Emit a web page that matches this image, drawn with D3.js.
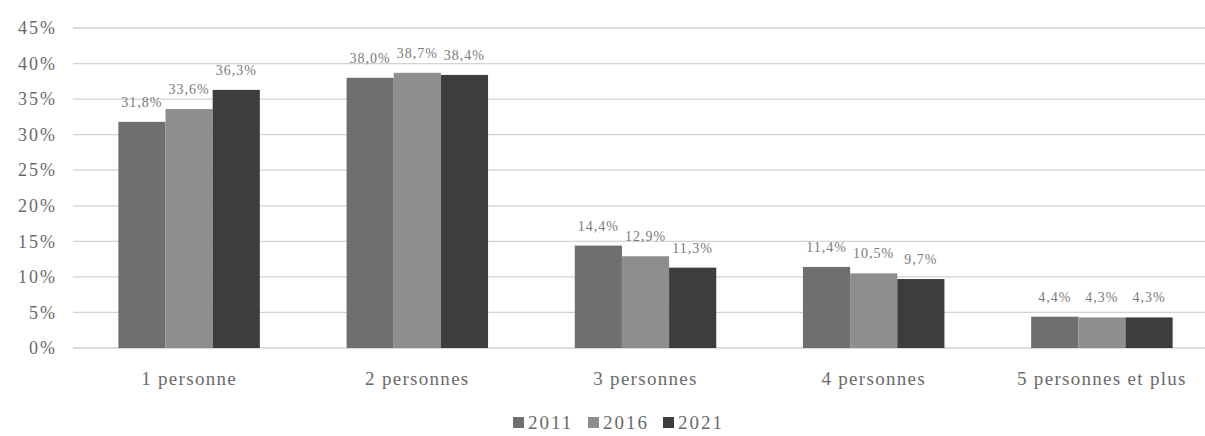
<!DOCTYPE html>
<html>
<head>
<meta charset="utf-8">
<script src="https://cdn.jsdelivr.net/npm/d3@7"></script>
<style>
  body { margin: 0; background: #fff; }
  text { font-family: "Liberation Serif", "DejaVu Serif", serif; }
</style>
</head>
<body>
<div id="container"></div>
<script>
/* CONSTANTS AND GLOBALS */
const width = 1205;
const height = 436;

/* DATA */
const categories = ["1 personne", "2 personnes", "3 personnes", "4 personnes", "5 personnes et plus"];
const years = ["2011", "2016", "2021"];
const values2011 = [31.8, 38.0, 14.4, 11.4, 4.4];
const values2016 = [33.6, 38.7, 12.9, 10.5, 4.3];
const values2021 = [36.3, 38.4, 11.3, 9.7, 4.3];
const yTicks = [0, 5, 10, 15, 20, 25, 30, 35, 40, 45];
const colors = ["#6f6f6f", "#8e8e8e", "#3d3d3d"];

const series = [values2011, values2016, values2021];
const fmt = v => v.toFixed(1).replace(".", ",") + "%";

/* SCALES */
const xScale = d3.scaleBand()
  .domain(categories)
  .range([75, 1216])
  .paddingInner(0.38)
  .paddingOuter(0.19);

const xInner = d3.scaleBand()
  .domain(years)
  .range([0, xScale.bandwidth()]);

const yScale = d3.scaleLinear()
  .domain([0, 45])
  .range([348, 28]);

const color = d3.scaleOrdinal().domain(years).range(colors);

/* HTML ELEMENTS */
const svg = d3.select("#container")
  .append("svg")
  .attr("width", width)
  .attr("height", height);

// gridlines
svg.append("g")
  .selectAll("line")
  .data(yTicks)
  .join("line")
  .attr("x1", 73)
  .attr("x2", width)
  .attr("y1", d => yScale(d))
  .attr("y2", d => yScale(d))
  .attr("stroke", "#d2d2d2")
  .attr("stroke-width", 1.3);

// y axis labels
const yAxis = d3.axisLeft(yScale)
  .tickValues(yTicks)
  .tickFormat(d => d + "%")
  .tickSize(0)
  .tickPadding(0);

svg.append("g")
  .attr("transform", "translate(57,0)")
  .call(yAxis)
  .call(g => g.select(".domain").remove())
  .selectAll("text")
  .attr("fill", "#6a6a6a")
  .style("font-size", "18px")
  .style("letter-spacing", "2px");

// bars
const groups = svg.append("g")
  .selectAll("g")
  .data(categories)
  .join("g")
  .attr("transform", d => `translate(${xScale(d)},0)`);

groups.selectAll("rect")
  .data((c, i) => years.map((y, j) => ({ year: y, value: series[j][i] })))
  .join("rect")
  .attr("x", d => xInner(d.year))
  .attr("width", xInner.bandwidth())
  .attr("y", d => yScale(d.value))
  .attr("height", d => yScale(0) - yScale(d.value))
  .attr("fill", d => color(d.year));

groups.selectAll("text.lbl")
  .data((c, i) => years.map((y, j) => ({ year: y, value: series[j][i] })))
  .join("text")
  .attr("class", "lbl")
  .attr("x", d => xInner(d.year) + xInner.bandwidth() / 2)
  .attr("y", d => yScale(d.value) - 15)
  .attr("text-anchor", "middle")
  .attr("fill", "#7a7a7a")
  .style("font-size", "14px")
  .style("letter-spacing", "1px")
  .text(d => fmt(d.value));

// x axis
const xAxis = d3.axisBottom(xScale).tickSize(0).tickPadding(0);
svg.append("g")
  .attr("transform", "translate(0,371)")
  .call(xAxis)
  .call(g => g.select(".domain").remove())
  .selectAll("text")
  .attr("fill", "#6a6a6a")
  .style("font-size", "19px")
  .style("letter-spacing", "1.3px");

// legend
const legendX = d3.scalePoint().domain(years).range([513, 663]);
const legend = svg.append("g")
  .selectAll("g")
  .data(years)
  .join("g")
  .attr("transform", d => `translate(${legendX(d)},417)`);

legend.append("rect")
  .attr("width", 11)
  .attr("height", 11)
  .attr("fill", d => color(d));

legend.append("text")
  .attr("x", 15)
  .attr("y", 12)
  .attr("fill", "#6a6a6a")
  .style("font-size", "19px")
  .style("letter-spacing", "2px")
  .text(d => d);
</script>
</body>
</html>
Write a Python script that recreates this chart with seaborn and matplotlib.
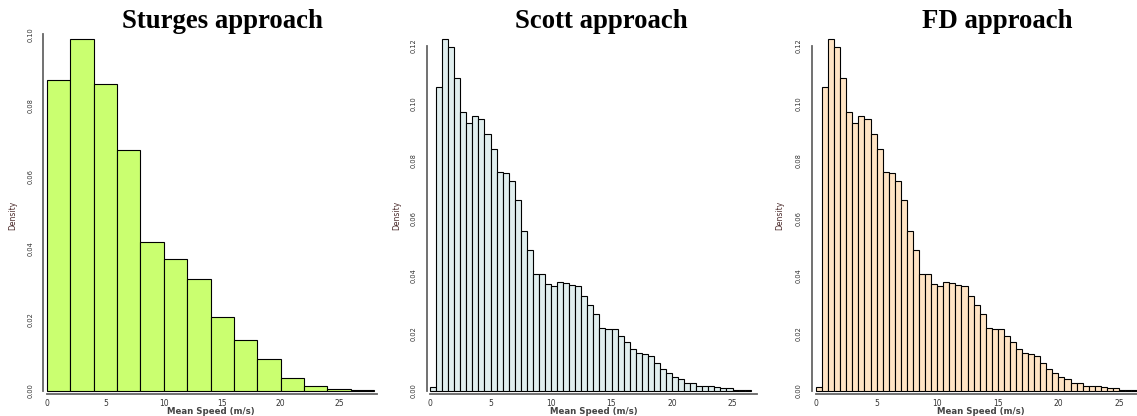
import numpy as np
import pandas as pd
import matplotlib
matplotlib.use("Agg")
import matplotlib.pyplot as plt
import seaborn as sns

# ---------------- data ----------------
sturges_edges = [0, 2, 4, 6, 8, 10, 12, 14, 16, 18, 20, 22, 24, 26, 28]
sturges_density = [0.0871, 0.0986, 0.0860, 0.0676, 0.0417, 0.0371, 0.0313,
                   0.0208, 0.0142, 0.0089, 0.0036, 0.0015, 0.0007, 0.0002]

scott_width = 0.5
scott_density = [0.0013, 0.1055, 0.1222, 0.1195, 0.1088, 0.0968, 0.0932, 0.0954,
                 0.0944, 0.0892, 0.0841, 0.0762, 0.0759, 0.0730, 0.0665, 0.0555,
                 0.0491, 0.0405, 0.0408, 0.0371, 0.0364, 0.0378, 0.0375, 0.0368,
                 0.0365, 0.0330, 0.0298, 0.0269, 0.0220, 0.0214, 0.0214, 0.0192,
                 0.0169, 0.0147, 0.0133, 0.0127, 0.0120, 0.0096, 0.0078, 0.0063,
                 0.0047, 0.0042, 0.0029, 0.0029, 0.0017, 0.0019, 0.0016, 0.0013,
                 0.0010, 0.0012, 0.0003, 0.0002, 0.0002]

fd_width = 0.5
fd_density = [0.0013, 0.1055, 0.1222, 0.1195, 0.1088, 0.0968, 0.0932, 0.0954,
              0.0944, 0.0892, 0.0841, 0.0762, 0.0759, 0.0730, 0.0665, 0.0555,
              0.0491, 0.0405, 0.0408, 0.0371, 0.0364, 0.0378, 0.0375, 0.0368,
              0.0365, 0.0330, 0.0298, 0.0269, 0.0220, 0.0214, 0.0214, 0.0192,
              0.0169, 0.0147, 0.0133, 0.0127, 0.0120, 0.0096, 0.0078, 0.0063,
              0.0047, 0.0042, 0.0029, 0.0029, 0.0017, 0.0019, 0.0016, 0.0013,
              0.0010, 0.0012, 0.0003, 0.0002, 0.0002]

titles = ["Sturges approach", "Scott approach", "FD approach"]
x_label = "Mean Speed (m/s)"
y_label = "Density"
x_ticks = [0, 5, 10, 15, 20, 25]
y_ticks_sturges = [0.00, 0.02, 0.04, 0.06, 0.08, 0.10]
y_ticks_other = [0.00, 0.02, 0.04, 0.06, 0.08, 0.10, 0.12]
colors = ["#CAFF70", "#E0EEEE", "#FFE4C4"]

# ---------------- figure ----------------
sns.set_style("white")
W, H = 1137, 416
fig = plt.figure(figsize=(W / 100, H / 100), dpi=100)

def edges_from_width(n, w):
    return [float(k * w) for k in range(n + 1)]

panels = [
    dict(edges=[float(e) for e in sturges_edges], dens=sturges_density, yt=y_ticks_sturges,
         x0=47.0, ppu=11.68, left=43.0, right=377.5, y0=391.0, ppuy=3567.0, top=30.0,
         title_x=222, xlab_x=211, ylab_x=13),
    dict(edges=edges_from_width(len(scott_density), scott_width), dens=scott_density,
         yt=y_ticks_other, x0=430.0, ppu=12.1, left=426.7, right=757.0, y0=391.0,
         ppuy=2877.5, top=36.0, title_x=601.5, xlab_x=593.5, ylab_x=397),
    dict(edges=edges_from_width(len(fd_density), fd_width), dens=fd_density,
         yt=y_ticks_other, x0=816.0, ppu=12.12, left=811.7, right=1136.5, y0=391.0,
         ppuy=2877.5, top=36.0, title_x=997.5, xlab_x=981, ylab_x=780),
]

bottom_px = 394.0
for i, p in enumerate(panels):
    l, r, t, b = p["left"], p["right"], p["top"], bottom_px
    ax = fig.add_axes([l / W, 1 - b / H, (r - l) / W, (b - t) / H])
    edges = p["edges"]
    mids = [(edges[k] + edges[k + 1]) / 2 for k in range(len(edges) - 1)]
    df = pd.DataFrame({"x": mids, "w": p["dens"]})
    sns.histplot(data=df, x="x", weights="w", bins=edges, stat="count",
                 color=colors[i], edgecolor="black", linewidth=0.8, alpha=1.0, ax=ax)
    ax.set_xlim((l - p["x0"]) / p["ppu"], (r - p["x0"]) / p["ppu"])
    ax.set_ylim((p["y0"] - b) / p["ppuy"], (p["y0"] - t) / p["ppuy"])

    for s in ["top", "right"]:
        ax.spines[s].set_visible(False)
    ax.spines["left"].set_bounds(0, p["yt"][-1])
    ax.spines["bottom"].set_bounds(0, ax.get_xlim()[1])
    for s in ["left", "bottom"]:
        ax.spines[s].set_color("#666666")
        ax.spines[s].set_linewidth(1.3)

    ax.set_xticks(x_ticks)
    ax.set_xticklabels([str(v) for v in x_ticks])
    ax.set_yticks(p["yt"])
    ax.set_yticklabels([f"{v:.2f}" for v in p["yt"]], rotation=90, va="center")
    ax.tick_params(axis="both", direction="out", width=1, color="#666666",
                   labelcolor="#333333")
    ax.tick_params(axis="x", length=3, labelsize=5.5, pad=0.5)
    ax.tick_params(axis="y", length=4, labelsize=4.8, pad=3)

    ax.set_xlabel(x_label, fontsize=6.2, color="#444444", fontweight="bold")
    ax.xaxis.set_label_coords((p["xlab_x"] - l) / (r - l), (b - 411.5) / (b - t))
    ax.xaxis.label.set_va("center")
    ax.set_ylabel(y_label, fontsize=5.5, color="#4a2a2a")
    ax.yaxis.set_label_coords((p["ylab_x"] - l) / (r - l), (b - 215.5) / (b - t))
    ax.yaxis.label.set_va("center")

    fig.text(p["title_x"] / W, 1 - 28.5 / H, titles[i], ha="center", va="baseline",
             fontsize=19.3, fontweight="bold", family="Liberation Serif", color="black")

fig.savefig("out.png", dpi=100)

--------------------------------------------------

• [TASK DESCRIPTION]
Your task is to list each line of the records with the word "this".

• [FINAL RESULT]
Emit a web page that matches this image, drawn with D3.js.
Write a Python script that recreates this chart with seaborn and matplotlib.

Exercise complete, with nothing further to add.